I'm trying to figure out the theoretical chances of variants in two sequences coinciding (in the same position) by chance.
Right now I'm just thinking about the simple case of two aligned sequences of length n (say, 200bp), with a known SNP rate of 0.001 per bp. It's interesting because it seems like a variant of the birthday paradox, but applying the analogy to the case of nucleotides and SNPs is less straightforward than I expected. I also could be wrong about the parallel.
First I'm just concentrating on figuring out the chances of there being a shared SNP at all, regardless of the base being the same. It seems I might be to calculate the probability of there not being a shared SNP pretty easily. Looking at any pair of aligned single nucleotides, the chances of them both being SNPs should be 0.001 * 0.001 = 0.000001. And the chance of them not both being a SNP is then 0.999999. So am I able to then say the chances of there not being a single shared SNP among all the n nucleotides is 0.999999^n?
Edit: I should make clear that I know this is loaded with assumptions that simply aren't true in reality, such as evenly distributed SNPs, unrelatedness of the individuals, etc. Which is why the usefulness of even calculating it is up for debate, but I'm trying to get a sense of the mathematical relationship, all things being equal, between SNP frequency, sequence length, and coincidental SNPs. This is, of course, the null hypothesis, whereas the alternative hypothesis is that the shared SNPs are due to homology.

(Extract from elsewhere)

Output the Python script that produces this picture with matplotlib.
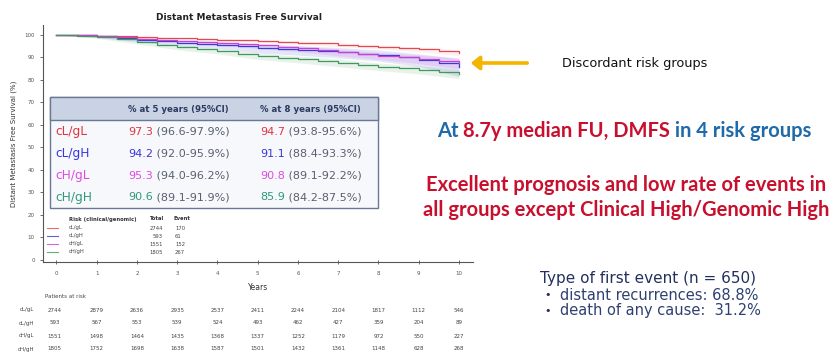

Note also that the human reference genome itself contains rare SNPs. As a result, at these loci the probability that any two unrelated individuals will have the same non-reference base is very high (since the reference base is the rare allele, and the individuals simply have the common allele).
It only becomes a variant of the birthday paradox if you are asking if in a pool of sequences, there are two that share a SNP.